Son teint, de nuance claire, ses traits réguliers et intelligents annonçaient l’Arabe de haute naissance, mais ne révélaient que sa noble origine : le caractère ne se reflétait nullement sur son visage, qui ne laissait voir que des traces d’affabilité et un parfait contentement de soi-même, ainsi que des personnes présentes.

Tel parut à nos yeux Saïd Bargash, sultan de Zanzibar, de Pemba et de toute la côte africaine depuis le Somal jusqu’à la province de Mozambique.

Le café nous fut servi dans de petites tasses posées sur des supports dorés ; on nous offrit en outre du lait de coco et d’excellents sorbets.

L’entretien débuta par ces paroles, adressées au consul :

« Comment vous portez-vous ?

— Fort bien, je vous remercie. Comment se porte Sa Hautesse ?

— À merveille. »

Je reçus la même question et fis la même réplique.

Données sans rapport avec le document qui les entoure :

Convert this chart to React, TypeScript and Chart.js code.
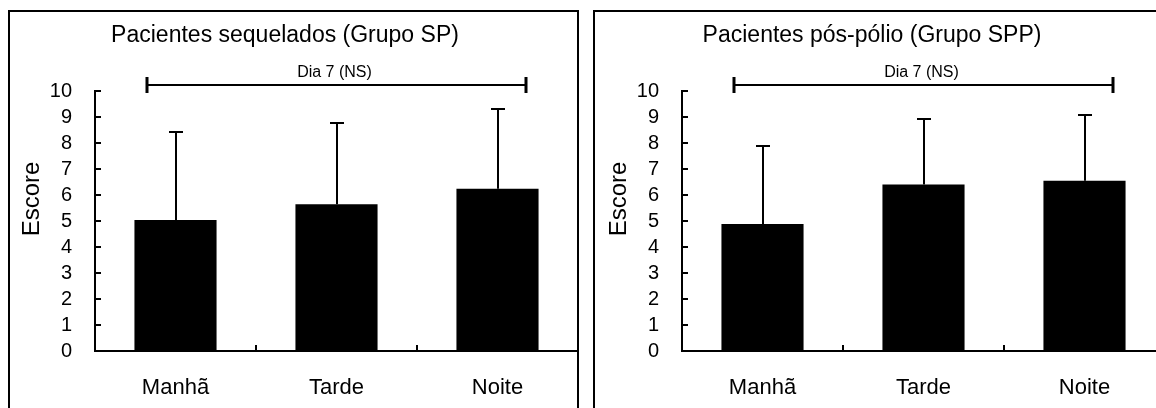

M. Webb parla ensuite d’affaires, puis Sa Hautesse m’interrogea sur mes voyages :

« Aimez-vous la Perse ? Avez-vous vu Kerbéla, Damas, Bagdad, Stamboul ? L’armée turque est-elle nombreuse ? Combien la Perse a-t-elle de soldats ? Est-ce un pays fertile ? Comment trouvez-vous Zanzibar ? »

Ces demandes ayant eu leurs réponses, Saïd me donna des lettres de recommandation pour ses djémadars de Bagamoyo et de Kaolé, ainsi qu’un firman protecteur, adressé à tous les Arabes que je rencontrerais sur ma route ; puis il termina en m’exprimant l’espoir que mon voyage, quel que pût en être le but, serait parfaitement heureux.

Après un échange de saluts, nous nous retirâmes avec le même cérémonial, nous inclinant à chaque palier, et précédant toujours Sa Hautesse, qui nous reconduisit jusqu’à la grand’porte.

De là, je me rendis chez M. Goodhue, négociant américain, fixé depuis longtemps à Zanzibar, et qui, au moment des adieux, m’offrit gracieusement un cheval bai, venu du Cap, cheval de race qui valait au moins deux mille cinq cents francs.

Vingt-huit jours s’étaient écoulés depuis mon entrée dans le port, vingt-huit jours de rude labeur.